How a state law was changed for one proposed highrise building near the state capitol
As Sacramento’s skyline began to inch higher in the 1990s, state officials decided to take steps to keep the city’s premier piece of architecture — the golden-domed Capitol — from being drowned out.
The resulting 1992 Capitol View Protection Act has kept adjacent buildings well below the dome’s 247-foot height. But city and state officials now say the act appears to have gone a block too far.
When a major builder, Cresleigh Homes, recently proposed a high-rise housing project at 16th and N streets, officials discovered the state’s protection act map included that site and precluded developer’s from going more than 10 stories high, even though the site is a half-mile from the Capitol dome.
“It seemed to be an anomaly, given how far it was away from the Capitol,” city community development director Ryan DeVore said.
The city’s own building code allows a highrise as tall as 240 feet, or 20-plus stories, on that site.
At the city’s request, the governor and Legislature agreed last month to move the protection act boundary a half-block to the north to Matsui Alley to free the site from the act’s 120-foot height limit.
Cresleigh representatives say they do not yet know how tall they will go. But, it’s likely they will exceed 120 feet in an effort to pack more housing and commercial venues onto a tight urban corner, the city’s DeVore said.
Cresleigh vice president Deana Ellis said the company will be drawing up designs in the coming months, and could launch the project next year.
The project includes rehabilitation of the historic Jefferson School building on that block. Ellis said her company, which owns the block, has not yet decided on a use for the school building.
Cresleigh also is planning a nine-story condominium project a few blocks closer to the Capitol at 14th and N streets. Together, the two housing projects reflect the growing interest by developers in downtown locations.
“It’s a tough task, but this is the direction of this market,” Ellis said. “We believe in core cities.”
Sen. Richard Pan of Sacramento, who authored the legislation to change the Capitol preservation act boundary, said it makes sense to allow for a taller building at 16th and N.
“Everyone wants more housing, less commuting,” Pan said. “We want more people living downtown.”
If Cresleigh were to build to the full 240 feet allowed by the city, the structure still would not crack the top 10 downtown buildings in height.
The city’s tallest building is the 420-foot Wells Fargo Center on Capitol Mall, which is about the same distance from the state Capitol dome as the Cresleigh project.
CalPERS and a development partner announced in August a proposal to top that with a 550-foot-tall mixed-use tower at the infamous “hole in the ground” site on the 300 block of Capitol Mall.
Notably, though, the Wells Fargo Center and other structures on Capitol Mall have been built in a stepped-back fashion, away from the street, creating a broad view corridor of the Capitol building for anyone entering the city across the Tower Bridge, which is Sacramento’s historic front door.

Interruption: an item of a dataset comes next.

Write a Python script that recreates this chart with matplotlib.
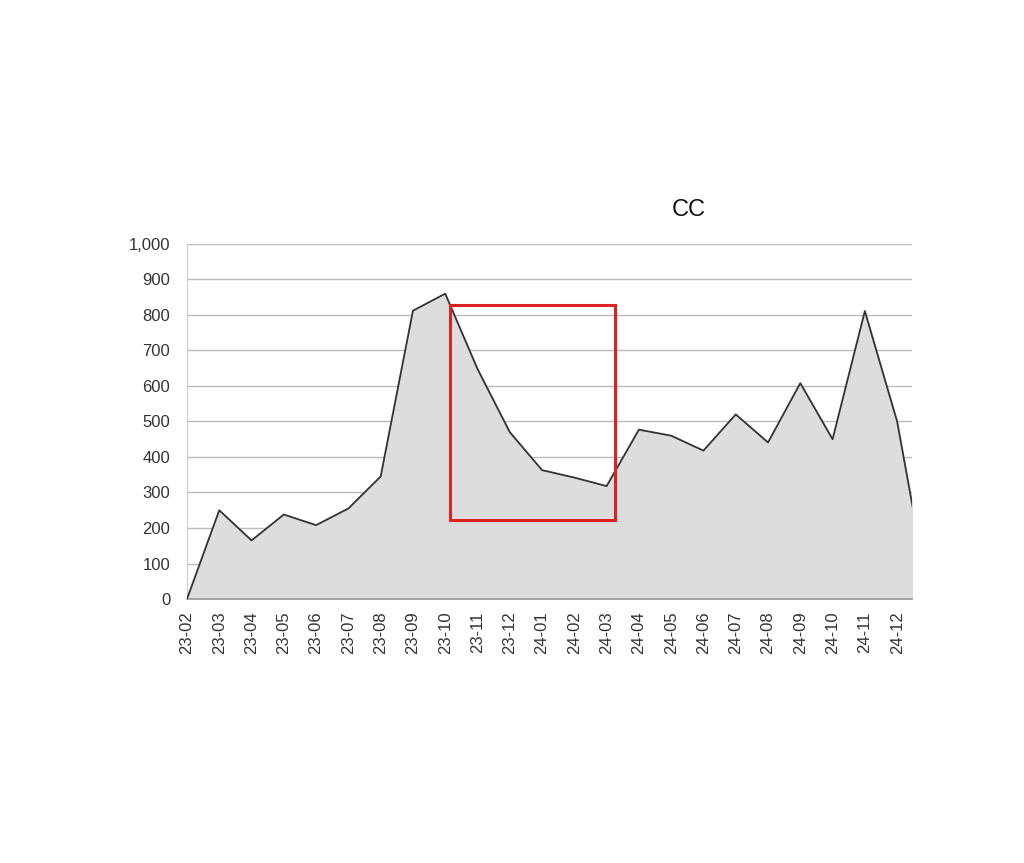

Assemblyman Ken Cooley of Rancho Cordova, who supported the rewrite of the map for Cresleigh, said he and others nevertheless are solicitous of maintaining good views of the statehouse, and will continue to guard against crowding near the Capitol.
“Our Capitol is a centerpiece not just of the downtown grid, it’s the centerpiece of government for our entire state,” he said. “It needs to stand out.”